» **TASK BRIEF**
Transcribe the material in full. Nothing should differ except that the pictures are left out.

» **DATA BLOCK**
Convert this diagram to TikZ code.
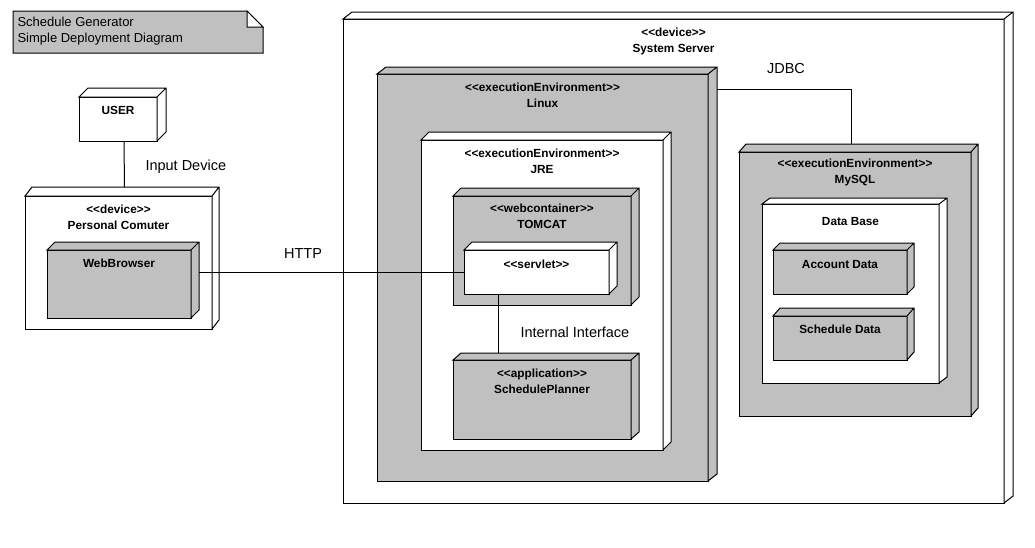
\documentclass[tikz,border=0pt]{standalone}
\usepackage{fontspec}
\setmainfont{Liberation Sans}[Ligatures=TeXOff]
\begin{document}
\begin{tikzpicture}[x=1pt,y=-1pt,
  line width=1pt,
  box/.style={draw, rectangle, inner sep=0pt, outer sep=0pt, anchor=north west},
  lbl/.style={anchor=north, yshift=-8.5pt, inner sep=0pt, align=center,
              font=\fontsize{11.8}{16}\selectfont\bfseries},
  conn/.style={draw, line width=1pt},
  tag/.style={inner sep=0pt, font=\fontsize{14.5}{16}\selectfont},
  notetext/.style={inner sep=0pt, anchor=north west, align=left,
              font=\fontsize{13}{16}\selectfont}
]
\definecolor{gr}{HTML}{C0C0C0}
\newcommand\dface[4]{% name, fill, dx, dy (pt)
  \filldraw[fill=#2] (#1.north west) -- ++(#3pt,#4pt) -- ([shift={(#3pt,#4pt)}]#1.north east)
    -- ([shift={(#3pt,#4pt)}]#1.south east) -- (#1.south east) -- (#1.north east) -- cycle
    (#1.north east) -- ++(#3pt,#4pt);
}
\useasboundingbox (0,0) rectangle (1035,547);
\fill[white] (0,0) rectangle (1035,547);

% note
\filldraw[fill=gr] (13,11) -- (247,11) -- (263,27) -- (263,53) -- (13,53) -- cycle;
\filldraw[fill=white] (247,11) -- (247,27) -- (263,27) -- cycle;
\node[notetext] (note) at (17,17) {Schedule Generator\\Simple Deployment Diagram};

% USER
\node[box, fill=white, minimum width=78pt, minimum height=44pt,
      label={[lbl]north:USER}] (user) at (79,97) {};
\dface{user}{white}{9}{9}

% Personal Computer
\node[box, fill=white, minimum width=187pt, minimum height=133pt,
      label={[lbl]north:{<<device>>\\Personal Comuter}}] (pc) at (25,196) {};
\dface{pc}{white}{7}{9}
\node[box, fill=gr, minimum width=144pt, minimum height=68pt,
      label={[lbl]north:WebBrowser}] (browser) at (47,250) {};
\dface{browser}{gr}{8}{8}

% System Server
\node[box, fill=white, minimum width=661pt, minimum height=484pt,
      label={[lbl]north:{<<device>>\\System Server}}] (server) at (343,19) {};
\dface{server}{white}{9}{7}

% Linux
\node[box, fill=gr, minimum width=331pt, minimum height=407pt,
      label={[lbl]north:{<<executionEnvironment>>\\Linux}}] (linux) at (377,74) {};
\dface{linux}{gr}{9}{7}

% JRE
\node[box, fill=white, minimum width=242pt, minimum height=310pt,
      label={[lbl]north:{<<executionEnvironment>>\\JRE}}] (jre) at (421,140) {};
\dface{jre}{white}{8}{8}

% TOMCAT
\node[box, fill=gr, minimum width=178pt, minimum height=109pt,
      label={[lbl,yshift=1pt]north:{<<webcontainer>>\\TOMCAT}}] (tomcat) at (453,196) {};
\dface{tomcat}{gr}{8}{8}
\node[box, fill=white, minimum width=145pt, minimum height=44pt,
      label={[lbl,yshift=-1pt]north:{<<servlet>>}}] (servlet) at (464,250) {};
\dface{servlet}{white}{8}{8}

% SchedulePlanner
\node[box, fill=gr, minimum width=178pt, minimum height=79pt,
      label={[lbl]north:{<<application>>\\SchedulePlanner}}] (planner) at (453,360) {};
\dface{planner}{gr}{8}{7}

% MySQL
\node[box, fill=gr, minimum width=232pt, minimum height=264pt,
      label={[lbl,yshift=2pt]north:{<<executionEnvironment>>\\MySQL}}] (mysql) at (739,152) {};
\dface{mysql}{gr}{7}{8}
\node[box, fill=white, minimum width=177pt, minimum height=179pt,
      label={[lbl,yshift=-4pt]north:{Data Base}}] (db) at (762,204) {};
\dface{db}{white}{8}{6}
\node[box, fill=gr, minimum width=134pt, minimum height=44pt,
      label={[lbl,yshift=-1pt]north:{Account Data}}] (account) at (773,250) {};
\dface{account}{gr}{7}{7}
\node[box, fill=gr, minimum width=134pt, minimum height=44pt,
      label={[lbl]north:{Schedule Data}}] (sdata) at (773,316) {};
\dface{sdata}{gr}{7}{8}

% connectors
\draw[conn] ([xshift=6pt]user.south) -- ([xshift=6pt,yshift=9pt]pc.north);
\draw[conn] ([xshift=8pt]browser.east |- servlet.west) -- (servlet.west);
\draw[conn] ([xshift=-38.5pt]servlet.south) -- ([xshift=-44pt,yshift=7pt]planner.north);
\draw[conn] ([shift={(9pt,-15pt)}]linux.north east) -| ([xshift=-4pt,yshift=8pt]mysql.north);

% connector labels
\node[tag, anchor=west] (lin) at (145,167) {Input Device};
\node[tag] (lhttp) at (303,254) {HTTP};
\node[tag, anchor=west] (lint) at (520,332) {Internal Interface};
\node[tag] (ljdbc) at (786,69) {JDBC};
\end{tikzpicture}
\end{document}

» **THE RESULT**
Convert this diagram to TikZ code.
\documentclass[tikz,border=0pt]{standalone}
\usepackage{fontspec}
\setmainfont{Liberation Sans}[Ligatures=TeXOff]
\begin{document}
\begin{tikzpicture}[x=1pt,y=-1pt,
  line width=1pt,
  box/.style={draw, rectangle, inner sep=0pt, outer sep=0pt, anchor=north west},
  lbl/.style={anchor=north, yshift=-8.5pt, inner sep=0pt, align=center,
              font=\fontsize{11.8}{16}\selectfont\bfseries},
  conn/.style={draw, line width=1pt},
  tag/.style={inner sep=0pt, font=\fontsize{14.5}{16}\selectfont},
  notetext/.style={inner sep=0pt, anchor=north west, align=left,
              font=\fontsize{13}{16}\selectfont}
]
\definecolor{gr}{HTML}{C0C0C0}
\newcommand\dface[4]{% name, fill, dx, dy (pt)
  \filldraw[fill=#2] (#1.north west) -- ++(#3pt,#4pt) -- ([shift={(#3pt,#4pt)}]#1.north east)
    -- ([shift={(#3pt,#4pt)}]#1.south east) -- (#1.south east) -- (#1.north east) -- cycle
    (#1.north east) -- ++(#3pt,#4pt);
}
\useasboundingbox (0,0) rectangle (1035,547);
\fill[white] (0,0) rectangle (1035,547);

% note
\filldraw[fill=gr] (13,11) -- (247,11) -- (263,27) -- (263,53) -- (13,53) -- cycle;
\filldraw[fill=white] (247,11) -- (247,27) -- (263,27) -- cycle;
\node[notetext] (note) at (17,17) {Schedule Generator\\Simple Deployment Diagram};

% USER
\node[box, fill=white, minimum width=78pt, minimum height=44pt,
      label={[lbl]north:USER}] (user) at (79,97) {};
\dface{user}{white}{9}{9}

% Personal Computer
\node[box, fill=white, minimum width=187pt, minimum height=133pt,
      label={[lbl]north:{<<device>>\\Personal Comuter}}] (pc) at (25,196) {};
\dface{pc}{white}{7}{9}
\node[box, fill=gr, minimum width=144pt, minimum height=68pt,
      label={[lbl]north:WebBrowser}] (browser) at (47,250) {};
\dface{browser}{gr}{8}{8}

% System Server
\node[box, fill=white, minimum width=661pt, minimum height=484pt,
      label={[lbl]north:{<<device>>\\System Server}}] (server) at (343,19) {};
\dface{server}{white}{9}{7}

% Linux
\node[box, fill=gr, minimum width=331pt, minimum height=407pt,
      label={[lbl]north:{<<executionEnvironment>>\\Linux}}] (linux) at (377,74) {};
\dface{linux}{gr}{9}{7}

% JRE
\node[box, fill=white, minimum width=242pt, minimum height=310pt,
      label={[lbl]north:{<<executionEnvironment>>\\JRE}}] (jre) at (421,140) {};
\dface{jre}{white}{8}{8}

% TOMCAT
\node[box, fill=gr, minimum width=178pt, minimum height=109pt,
      label={[lbl,yshift=1pt]north:{<<webcontainer>>\\TOMCAT}}] (tomcat) at (453,196) {};
\dface{tomcat}{gr}{8}{8}
\node[box, fill=white, minimum width=145pt, minimum height=44pt,
      label={[lbl,yshift=-1pt]north:{<<servlet>>}}] (servlet) at (464,250) {};
\dface{servlet}{white}{8}{8}

% SchedulePlanner
\node[box, fill=gr, minimum width=178pt, minimum height=79pt,
      label={[lbl]north:{<<application>>\\SchedulePlanner}}] (planner) at (453,360) {};
\dface{planner}{gr}{8}{7}

% MySQL
\node[box, fill=gr, minimum width=232pt, minimum height=264pt,
      label={[lbl,yshift=2pt]north:{<<executionEnvironment>>\\MySQL}}] (mysql) at (739,152) {};
\dface{mysql}{gr}{7}{8}
\node[box, fill=white, minimum width=177pt, minimum height=179pt,
      label={[lbl,yshift=-4pt]north:{Data Base}}] (db) at (762,204) {};
\dface{db}{white}{8}{6}
\node[box, fill=gr, minimum width=134pt, minimum height=44pt,
      label={[lbl,yshift=-1pt]north:{Account Data}}] (account) at (773,250) {};
\dface{account}{gr}{7}{7}
\node[box, fill=gr, minimum width=134pt, minimum height=44pt,
      label={[lbl]north:{Schedule Data}}] (sdata) at (773,316) {};
\dface{sdata}{gr}{7}{8}

% connectors
\draw[conn] ([xshift=6pt]user.south) -- ([xshift=6pt,yshift=9pt]pc.north);
\draw[conn] ([xshift=8pt]browser.east |- servlet.west) -- (servlet.west);
\draw[conn] ([xshift=-38.5pt]servlet.south) -- ([xshift=-44pt,yshift=7pt]planner.north);
\draw[conn] ([shift={(9pt,-15pt)}]linux.north east) -| ([xshift=-4pt,yshift=8pt]mysql.north);

% connector labels
\node[tag, anchor=west] (lin) at (145,167) {Input Device};
\node[tag] (lhttp) at (303,254) {HTTP};
\node[tag, anchor=west] (lint) at (520,332) {Internal Interface};
\node[tag] (ljdbc) at (786,69) {JDBC};
\end{tikzpicture}
\end{document}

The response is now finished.